India’s World – Afghan-Pak Intelligence Cooperation Deal
Summary:
In May 2015, Afghanistan and Pakistan signed an agreement for bilateral intelligence cooperation. The agreement enables the partnership between the spy agencies of the two countries- Pakistan’s inter services intelligence (ISI) and the Afghanistan’s National Directorate of Security (NDS). Although the agreement has been described as historic in Pakistan, experts are not very optimistic about its outcome citing the lack of trust between the two countries. In the past, the Afghanistan government had openly accused Pakistan government of harboring, nurturing and aiding the Taliban to launch a war against Afghanistan. Afghanistan parliament and several Afghan experts have already expressed their opposition to the deal.

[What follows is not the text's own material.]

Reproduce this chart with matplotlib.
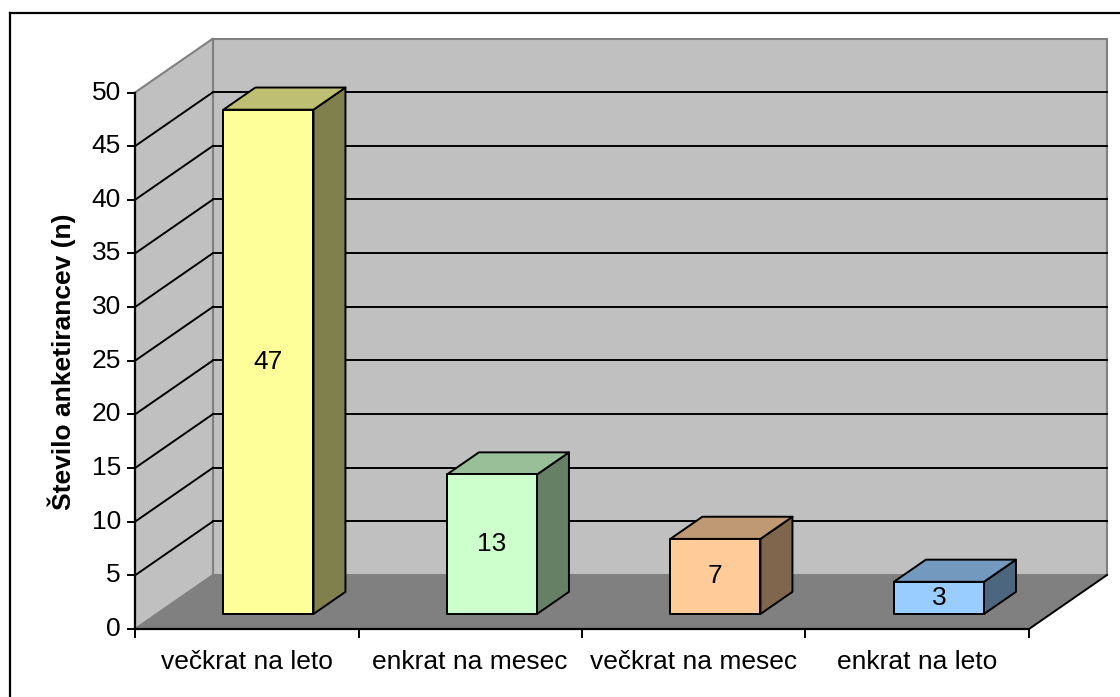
import matplotlib.pyplot as plt
from matplotlib.patches import Polygon
from matplotlib.lines import Line2D

plt.rcParams["font.family"] = ["Liberation Sans", "DejaVu Sans"]

CATEGORIES = ["večkrat na leto", "enkrat na mesec", "večkrat na mesec", "enkrat na leto"]
VALUES = [47, 13, 7, 3]
FRONT_COLORS = ["#FFFF99", "#CCFFCC", "#FFCC99", "#99CCFF"]
TOP_COLORS = ["#BFBF73", "#99BF99", "#BF9973", "#7399BF"]
SIDE_COLORS = ["#80804D", "#668066", "#80664D", "#4D6680"]
Y_TICKS = list(range(0, 55, 5))
Y_LABEL = "Število anketirancev (n)"

# pseudo-3d geometry (category units on x, value units on y)
W_PX, H_PX = 1120, 697
PX_PER_CAT = 223.5
PX_PER_VAL = 10.73
ORIGIN_X, ORIGIN_Y = 135, 629
DEPTH_X = 78 / PX_PER_CAT
DEPTH_Y = 54 / PX_PER_VAL
Y_MAX = 50
BAR_W = 0.403
Z_FRONT = 0.278
Z_DEPTH = 0.41
FS = 19

fig = plt.figure(figsize=(W_PX / 100, H_PX / 100), dpi=100)
ax = fig.add_axes([0, 0, 1, 1])
ax.set_xlim(-ORIGIN_X / PX_PER_CAT, (W_PX - ORIGIN_X) / PX_PER_CAT)
ax.set_ylim(-(H_PX - ORIGIN_Y) / PX_PER_VAL, ORIGIN_Y / PX_PER_VAL)
ax.axis("off")

n = len(CATEGORIES)
wall_edge = "#808080"

# floor
ax.add_patch(Polygon([(0, 0), (n, 0), (n + DEPTH_X, DEPTH_Y), (DEPTH_X, DEPTH_Y)],
                     closed=True, facecolor="#808080", edgecolor="none", zorder=1))
# back wall
ax.add_patch(Polygon([(DEPTH_X, DEPTH_Y), (n + DEPTH_X, DEPTH_Y),
                      (n + DEPTH_X, Y_MAX + DEPTH_Y), (DEPTH_X, Y_MAX + DEPTH_Y)],
                     closed=True, facecolor="#C0C0C0", edgecolor=wall_edge, linewidth=1.5, zorder=1))
# side wall
ax.add_patch(Polygon([(0, 0), (DEPTH_X, DEPTH_Y), (DEPTH_X, Y_MAX + DEPTH_Y), (0, Y_MAX)],
                     closed=True, facecolor="#C0C0C0", edgecolor=wall_edge, linewidth=1.5, zorder=1))

# gridlines
for v in Y_TICKS[1:-1]:
    ax.plot([DEPTH_X, n + DEPTH_X], [v + DEPTH_Y, v + DEPTH_Y], color="black", lw=1.4, zorder=2)
    ax.plot([0, DEPTH_X], [v, v + DEPTH_Y], color="black", lw=1.4, zorder=2)

# axes lines
ax.plot([0, 0], [0, Y_MAX], color="black", lw=1.6, zorder=3)
ax.plot([0, n], [0, 0], color="black", lw=1.6, zorder=3)
ax.plot([n, n + DEPTH_X], [0, DEPTH_Y], color="black", lw=1.4, zorder=3)

tick_x = 7 / PX_PER_CAT
tick_y = 8 / PX_PER_VAL
for v in Y_TICKS:
    ax.plot([-tick_x, 0], [v, v], color="black", lw=1.4, zorder=3)
    ax.text(-14 / PX_PER_CAT, v, str(v), ha="right", va="center", fontsize=FS)
for i in range(n + 1):
    ax.plot([i, i], [0, -tick_y], color="black", lw=1.4, zorder=3)

for i, label in enumerate(CATEGORIES):
    ax.text(i + 0.5, -3.1, label, ha="center", va="center", fontsize=FS)

ax.text(-73 / PX_PER_CAT, 24.9, Y_LABEL, rotation=90, ha="center", va="center",
        fontsize=FS, fontweight="bold")

# bars
ddx = Z_DEPTH * DEPTH_X
ddy = Z_DEPTH * DEPTH_Y
for i, v in enumerate(VALUES):
    x0 = i + 0.5 - BAR_W / 2 + Z_FRONT * DEPTH_X
    x1 = x0 + BAR_W
    y0 = Z_FRONT * DEPTH_Y
    y1 = y0 + v
    front = [(x0, y0), (x1, y0), (x1, y1), (x0, y1)]
    top = [(x0, y1), (x1, y1), (x1 + ddx, y1 + ddy), (x0 + ddx, y1 + ddy)]
    side = [(x1, y0), (x1 + ddx, y0 + ddy), (x1 + ddx, y1 + ddy), (x1, y1)]
    for pts, col in ((side, SIDE_COLORS[i]), (top, TOP_COLORS[i]), (front, FRONT_COLORS[i])):
        ax.add_patch(Polygon(pts, closed=True, facecolor=col, edgecolor="black",
                             linewidth=1.4, joinstyle="round", zorder=4))
    ax.text((x0 + x1) / 2, (y0 + y1) / 2, str(v), ha="center", va="center",
            fontsize=FS, zorder=5)

# outer chart frame (left and top only visible)
fx = 10 / W_PX
fy = 1 - 13 / H_PX
fig.add_artist(Line2D([fx, fx], [0, fy], transform=fig.transFigure, color="black", lw=1.6))
fig.add_artist(Line2D([fx, 1], [fy, fy], transform=fig.transFigure, color="black", lw=1.6))

fig.savefig("out.png", dpi=100)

The first-of-its-kind deal between the ISI and NDS followed a visit by Prime Minister Sharif, Pakistan Army chief Gen Raheel Sharif and ISI chief Lt Gen Rizwan Akhtar to Kabul in May 2015. The ISI has for long been accused by US, Afghan and Indian officials of meddling in Afghanistan and of having close ties with the Haqqani Network, a Pakistan-based terror group blamed for some of the most brazen attacks in Afghanistan in recent years.
India suspects British involvement in putting together this controversial agreement between Pakistan and Afghanistan. India is against some clauses in the Agreement. One of them is that each spy service would refrain from criticizing the other in public, among other things. They have also agreed to refrain from cooperating with “hostile foreign agencies”. For years, that was Afghan description for ISI itself. Post the agreement the “foreign agencies” indicate India. If implemented, India fears it would mean that the Afghan’s security would have to engage in domestic political activity in the same way the ISI does inside Pakistan.
India had a steady relationship with Afghanistan and had been indulging in intelligence sharing. However, now India suspects that some meddling done by the United Kingdom was a result of this agreement being reached.
The agreement includes international sharing, complementary and coordinated intelligence operations on respective sides. Pakistan has a civilian government but the military and ISI still wield great influence, particularly over policy towards neighbouring Afghanistan. Proponents hail the deal as a welcome shift from the traditional mistrust between leaders in Pakistan and Afghanistan, who have traded accusations of supporting terrorism in each other’s territories for years.
Some experts also point out that signing a deal and actually making it work are two different things. And considering the fact that the two nations’ geopolitical interests are still at odds, and that Pakistan continues to support at least some Taliban factions, the ISI-NDS alliance is likely to fail.